Zyme, a leading channel data management company, has acquired CCI, the channel incentives management firm. With the acquisition, Zyme now offers its customers the added capabilities of a comprehensive data-driven incentive management solution supporting rebates, MDF, co-op, SPIFS, and referrals.
The purchase of CCI is in line with Zyme’s mission to create “the new smart channel,” said Paul Carmody, senior vice president and general manager, products and solutions at Zyme. The company, whose zymeCDM solution processes more than a billion transactions a year from channel partners across 150 countries, remains vigilant to amend its technology to “make data more actionable,” he told CMR.
In an email announcing the deal, Steve Kellam, president of CCI, wrote, “The fit with CCI and Zyme is strong on a cultural, product and executive level, and allows us to continue to pursue a vision of growth and the pursuit of excellence, all within a framework that enhances and augments our existing platform.”
Kellam and other CCI managers will assume key positions at Zyme, said Carmody.
Zyme will continue to enhance its solution offering through internal development, acquisition of capabilities not yet resident on its platform, or other means, said Carmody.

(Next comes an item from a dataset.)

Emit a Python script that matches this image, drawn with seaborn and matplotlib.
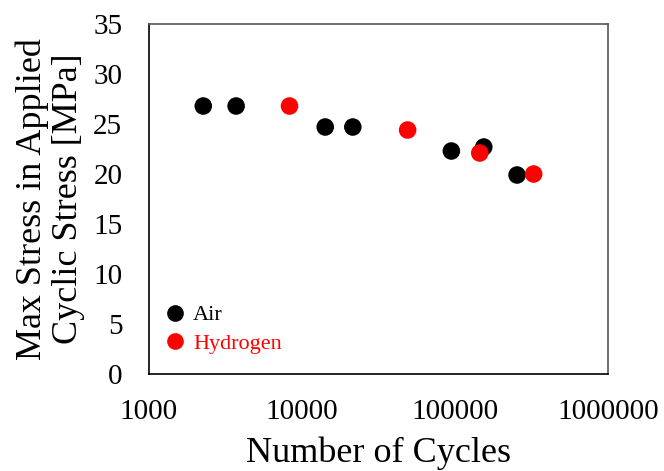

With the New Smart Channel – Zyme has a registered service mark on the phrase – the company’s goal is to help vendors and partners access and use data in a more common and integrated way.
Zyme’s announced acquisition of CCI came almost a week after news about the merger of channel management technology companies Zift Solutions and Relayware.
Those companies stated that the merger will position them to offer current and prospective customers enterprise channel management technology and services via Zift’s Channel as a Service (CHaaS) platform. Relayware clients can integrate new capabilities for digital marketing, content syndication and social media syndication provided by Zift.
Mergers and acquisition among companies likes these are expected to continue, industry experts and analysts agree.
“Channel software has been run in ‘silos’ for decades – these include PRM, incentives, marketing, and data,” said Jay McBain, principal analyst, global channels at Forrester. “With the two examples in the past two weeks, I think we are going to move through a wave of consolidation – and the breaking down of these silos.”
“Channel software companies will look to add value layers above the CRM with the logic, workflows and big data crunching that comes along with a fully-baked channel program,” he added.
“We will continue to see consolidation among companies that are offering channel technologies,” said Diane Krakora, principal at PartnerPath, a channel partner services company. Adding that the industry is fragmented with too many suppliers, she said that consolidation is a “good thing.”
Tim Harmon, managing director at Nuvello, a research and consulting network, pointed CMR to a blog he wrote following the announcement of the Zift/Relayware deal. Asserting that consolidation of channel tech vendors will ultimately benefit the vendors that rely on these solutions, he wrote that the chantech industry, “rife with fractured point solutions, has been in need of rationalization.”
The Zift/Relayware news, wrote Harmon, “signals the beginning of the long-time-coming consolidation of the chantech market.” He echoed a comment made to him by Laz Gonzalez, Zift’s Chief Strategy Officer: companies “shouldn’t have to deal with pain of having to work with multiple vendors as they seek to scale their channel operations and digitalize their partner journeys.”
Ryan Brier, managing director, global channel practice at Frontier Strategy Group, agreed that in the near-term, channel chiefs are likely to benefit from the feature enhancements resulting from the consolidation of technology companies. He cautioned, though, that while mergers or acquisitions of companies can provide an installed base of customers with feature enhancements, the need for technology companies to acquire new business can divert their attention away from their core customers.
“Consolidation in my view is being driven by a need to break out of traditional markets and find new customers, which means that R&D is more likely to be focused on products and features for new customer segments rather than existing users moving forward.”